While the second World War had certainly been difficult, H.G. Stephenson Limited thrived in the early 1950s, despite ongoing rationing in the earlier part of the decade. The company also started attending exhibitions such as the Brighter Homes Exhibition at Manchester City Hall in 1951.

In September 1961, the company closed the retail side of the business and focused on wholesale.

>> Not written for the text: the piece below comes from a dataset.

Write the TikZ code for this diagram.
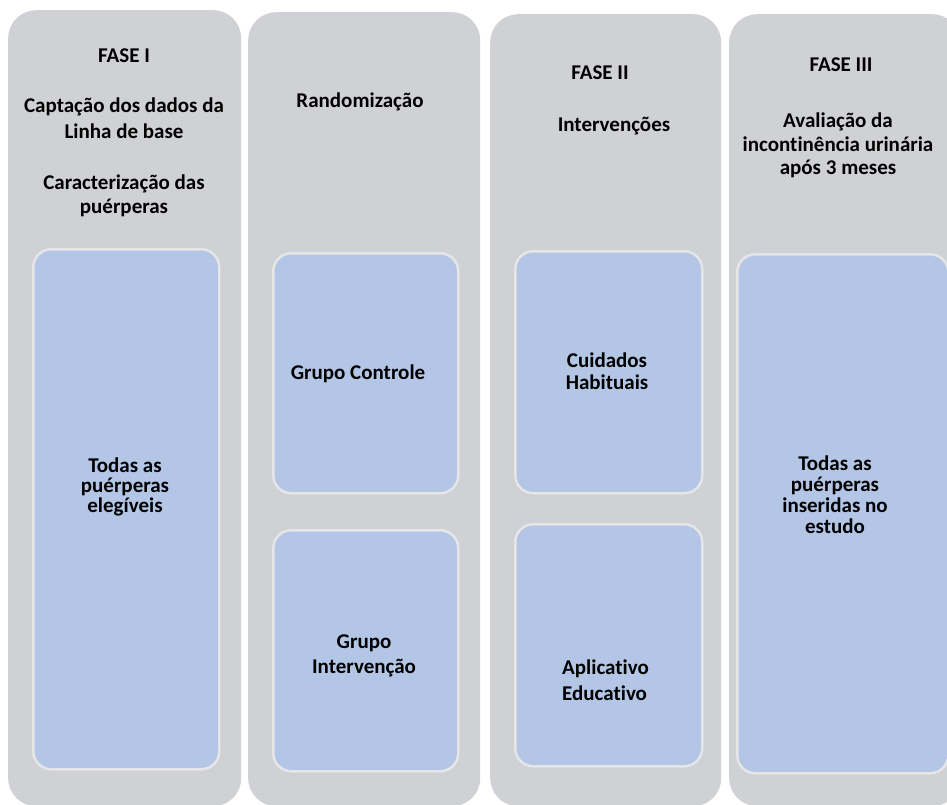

In 1963, Michael Stephenson, Harold's son, joined the business at age 16. During this decade, the company began to add bar sundries, cleaning chemicals, and other essentials that were vital to the businesses it sold to.

99 years after H.G. Stephenson moved into Barton Arcade, the business relocated to Kennerley Works in Stockport in 1967. Michael Stephenson became the Managing Director in 1970. He reintroduced retail sales and begins to shape the business as a one-stop-shop for catering and hospitality equipment.

Michael became the Chairman of the Board in the early 1980s, but the recession of the period, referred to as The Winter of Discontent, resulted in more turbulent times for Stephensons. Things had started to turn around for the business in the second half of the decade, however.

1990-Present

In 1991, Michael Lewis of Yates was appointed as a non-executive board member. The business landscape was changing at this time, and Stephensons began to focus on developing strong relationships with regional breweries including J.W. Lees, Joseph Holt, Robinsons, Hydes, and Thwaites. In 1994, retail was reintroduced at Kennerley Works, with a showroom opening at this site.

Julian-Lewis Booth, Michael's stepson, joined the business in 1998 and set up computer networks for the company. Today www.stephensons.com showcases their products and provides an online retail space for customers. His brother Henry Stephenson joined the team in 2005 as Marketing Director, and as a fifth generation Stephenson to come on board. In 2006, Stephensons launched its website to keep up with 21st century changes.

In 2009, Henry took over as Managing Director and started to make further alterations to operations, including introducing a fleet of drivers working directly for Stephensons, rather than outsourcing to a transport firm.

2013 saw the expansion of the Kennerley Works site, putting it at over 30,000 square feet. In 2015, further space was made with the acquisition of a 13,500 square foot warehouse in Cheadle. Stephensons celebrated its 150th anniversary in 2018, and was also named Manchester Evening News — Best Business of the Year.

Stephensons expanded their Cheadle warehouse in 2022 to over 62,000 square feet to accommodate increasing customer demand and business growth.